Messiah's New Ride

Does the kind of car you drive makes a statement about who you are? What does it say if you ride a donkey?

Entry of the Messiah into Jerusalem. Painting by Jean-Leon Gerome, 1897 (Image credit: Wikiart.org)

Up until His triumphal entry into Jerusalem, Yeshua of Nazareth tried to keep His messianic identity quiet. He warned His followers and disciples not to tell anyone who He was. He hushed up the eerie voices of the possessed, which tried to declare His identity. When Simon Peter confessed, “You are the Messiah,” He told him not to reveal it to anyone. By sending for a donkey, however, He indicated a shift in public policy.

The Master was ready to declare to Israel that He was her long-awaited Messiah King. He prepared to enter Jerusalem as predicted by the prophet Zechariah:

Behold, your king is coming to you; He is just and endowed with salvation, humble, and mounted on a donkey, even on a colt, the foal of a donkey. (Zechariah 9:9)

Rabbinic literature unanimously interprets Zechariah 9:9 as a messianic prophecy. The rabbis interpreted almost every donkey-reference in the Bible as a subtle allusion to the coming of the Messiah

The Master sent two disciples into the village of Bethphage with instructions to untie and bring him the first donkey they found. If anyone objected, they were to explain, “The Master has need of it.” They went into the village of Bethphage, and just as Yeshua had said, they found a young donkey tied at the entrance, outside in the street, tied up next to its mother. They began to untie the donkey, but some of the owners and some of the bystanders objected, “What are you doing, untying the colt?” (Mark 11:5). The disciples replied, “The Master has need of it.” The men immediately consented.

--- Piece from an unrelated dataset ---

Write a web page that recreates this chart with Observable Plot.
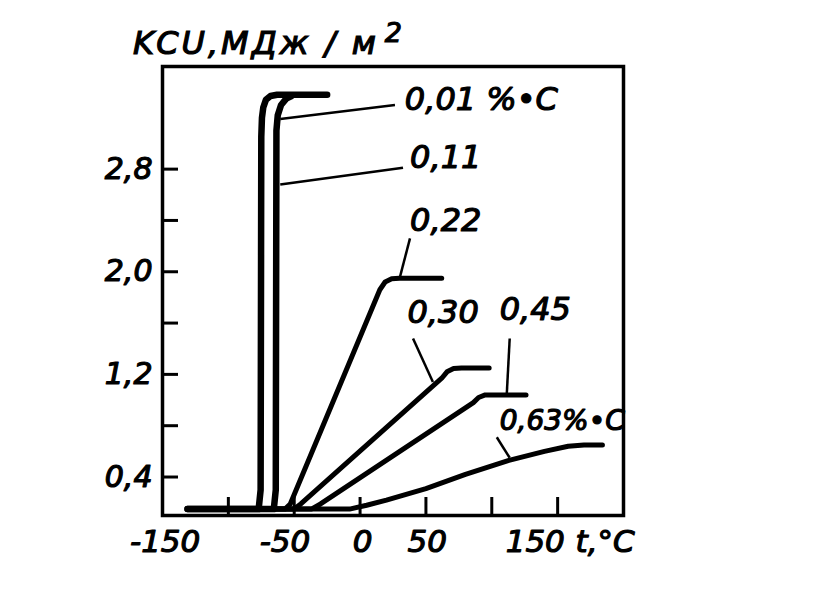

Had the Master made arrangements in advance, or was this a demonstration of miraculous foresight? If the matter had been arranged ahead of time, the Gospels would not relate the story as exceptional. It would have sufficed to say, “They brought him a young donkey.” The Gospel writers understood the event as remarkable and miraculous. Somehow Yeshua had foreseen it all.

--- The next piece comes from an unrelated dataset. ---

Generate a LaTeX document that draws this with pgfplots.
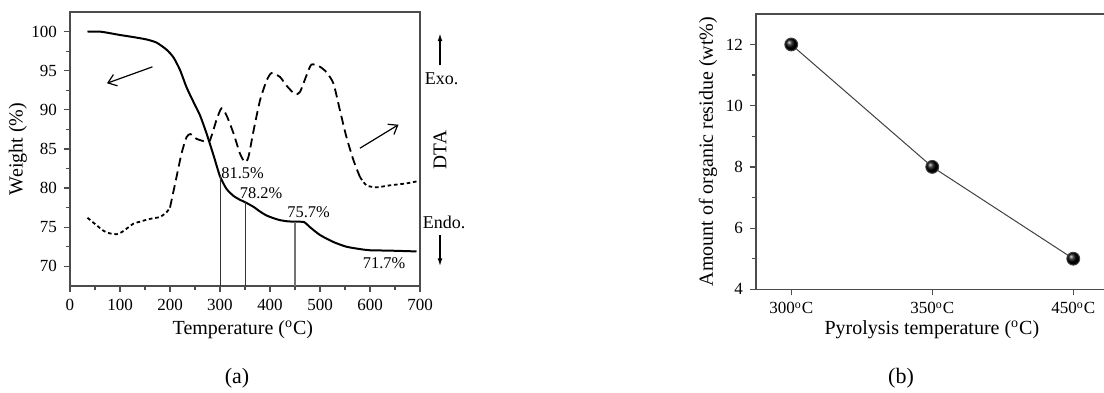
\documentclass[border=0pt]{standalone}
\usepackage{pgfplots}
\pgfplotsset{compat=1.18}
\usepackage{fontspec}
\setmainfont{Liberation Serif}
\usetikzlibrary{arrows.meta}
\pgfplotsset{
  myaxis/.style={
    scale only axis,
    /pgf/number format/assume math mode=true,
    axis line style={draw=black!70, line width=0.7pt},
    tick style={draw=black!70, line width=0.6pt},
    major tick length=3pt, minor tick length=2pt,
    tick align=outside,
    tick pos=left,
    tick label style={font=\fontsize{8.5}{10}\selectfont},
    label style={font=\fontsize{10}{12}\selectfont},
    clip=false,
  }
}
\begin{document}
\begin{tikzpicture}
\path[use as bounding box] (0,0) rectangle (552pt,196pt);
% ---------- panel (a)
\begin{axis}[myaxis,
  at={(35pt,53pt)}, anchor=south west,
  width=175pt, height=137pt,
  xmin=0, xmax=700, ymin=67.48, ymax=102.51,
  xtick={0,100,...,700}, ytick={70,75,...,100},
  minor x tick num=1, minor y tick num=1,
  xlabel={Temperature (\textsuperscript{o}C)},
  ylabel={Weight (\%)},
  every axis x label/.style={at={(axis description cs:0.494,-0.161)}, anchor=center},
  every axis y label/.style={at={(axis description cs:-0.149,0.5)}, rotate=90, anchor=center},
]
% TGA
\addplot[black, line width=1pt, smooth, tension=0.4] coordinates {
(35,100)(60,100)(80,99.8)(100,99.57)(127,99.3)(153,99.0)(173,98.6)(193,97.7)(207,96.7)(220,95.1)(233,92.9)(247,91.0)(260,89.3)(273,87.0)(287,84.2)(300,81.5)(313,79.9)(327,79.0)(340,78.5)(350,78.2)(367,77.6)(380,77.0)(393,76.5)(407,76.15)(420,75.9)(435,75.75)(450,75.7)(468,75.65)(480,75.0)(500,74.0)(527,73.1)(553,72.5)(580,72.2)(600,72.05)(640,72.0)(693,71.9)
};
% DTA
\addplot[black, line width=0.9pt, dash pattern=on 1.8pt off 1.4pt, smooth, tension=0.4] coordinates {
(35,76.2)(53,75.25)(68,74.5)(80,74.2)(93,74.1)(103,74.35)(113,74.8)(127,75.45)(140,75.7)(153,75.95)(167,76.15)(180,76.3)(193,76.9)(200,77.5)
};
\addplot[black, line width=0.9pt, dash pattern=on 4.5pt off 2.5pt, smooth, tension=0.4] coordinates {
(200,77.5)(203,78.4)(213,81.4)(223,84.4)(233,86.5)(241,86.9)(253,86.3)(273,85.9)(280,86.1)(293,88.7)(303,90.2)(313,89.3)(327,87.0)(340,84.4)(350,83.3)(357,84.0)(367,87.3)(380,91.2)(393,93.7)(403,94.7)(420,94.2)(433,93.1)(450,92.0)(460,92.3)(473,94.4)(483,95.8)(500,95.5)(513,94.8)(527,93.35)(540,89.9)(553,86.5)(567,83.55)(580,81.4)
};
\addplot[black, line width=0.9pt, dash pattern=on 1.8pt off 1.4pt, smooth, tension=0.4] coordinates {
(580,81.4)(593,80.35)(613,80.1)(640,80.35)(673,80.6)(697,80.9)
};
% drop lines
\addplot[black!80, line width=0.5pt] coordinates {(300,67.48)(300,81.5)};
\addplot[black!80, line width=0.5pt] coordinates {(350,67.48)(350,78.2)};
\addplot[black!55, line width=0.7pt] coordinates {(450,67.48)(450,75.7)};
% labels
\node[anchor=west, inner sep=0pt, font=\fontsize{8.2}{10}\selectfont] at (axis cs:302,81.9) {81.5\%};
\node[anchor=west, inner sep=0pt, font=\fontsize{8.2}{10}\selectfont] at (axis cs:339,79.3) {78.2\%};
\node[anchor=west, inner sep=0pt, font=\fontsize{8.2}{10}\selectfont] at (axis cs:434,76.9) {75.7\%};
\node[anchor=west, inner sep=0pt, font=\fontsize{8.2}{10}\selectfont] at (axis cs:585,70.35) {71.7\%};
% arrows
\draw[black, line width=0.6pt, -{Straight Barb[length=4pt,width=6pt]}] (axis cs:165,95.5) -- (axis cs:74,93.4);
\draw[black, line width=0.6pt, -{Straight Barb[length=4pt,width=6pt]}] (axis cs:580,85.1) -- (axis cs:657,88.1);
% DTA side annotations
\draw[black, line width=0.7pt, -{Latex[length=4pt,width=2.4pt]}] (axis cs:740,95.7) -- (axis cs:740,99.8);
\node[font=\fontsize{9}{11}\selectfont] at (axis cs:743,94.0) {Exo.};
\node[rotate=90, font=\fontsize{9.7}{11}\selectfont] at (axis cs:740,84.85) {DTA};
\node[font=\fontsize{9}{11}\selectfont] at (axis cs:748,75.6) {Endo.};
\draw[black, line width=0.7pt, -{Latex[length=4pt,width=2.4pt]}] (axis cs:740,73.95) -- (axis cs:740,70.0);
\end{axis}
% ---------- panel (b)
\begin{axis}[myaxis,
  at={(378pt,51.35pt)}, anchor=south west,
  width=176.25pt, height=137.7pt,
  xmin=-0.25, xmax=2.25, ymin=4, ymax=13,
  xtick={0,1,2}, xticklabels={300\textsuperscript{o}C,350\textsuperscript{o}C,450\textsuperscript{o}C},
  ytick={4,6,...,12}, minor y tick num=1,
  xlabel={Pyrolysis temperature (\textsuperscript{o}C)},
  ylabel={Amount of organic residue (wt\%)},
  every axis x label/.style={at={(axis description cs:0.499,-0.148)}, anchor=center},
  every axis y label/.style={at={(axis description cs:-0.136,0.5)}, rotate=90, anchor=center},
]
\addplot[black!75, line width=0.5pt, mark=ball, mark size=3.2pt, mark options={ball color=black}] coordinates {
(0,12)(1,8)(2,5)
};
\end{axis}
\node[font=\fontsize{11}{13}\selectfont] at (118.5pt,7pt) {(a)};
\node[font=\fontsize{11}{13}\selectfont] at (450.5pt,7pt) {(b)};
\end{tikzpicture}
\end{document}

If not for the messianic enthusiasm frothing around Him, the Master’s ride on a donkey would not have attracted any attention. Donkeys provided a common mode of travel in first-century Judea. The disciples themselves missed the allusion to Zechariah 9:9. Not until Yeshua had risen did they realize that He intended the donkey ride as a messianic claim: “Then they remembered that these things were written of Him” (John 12:16).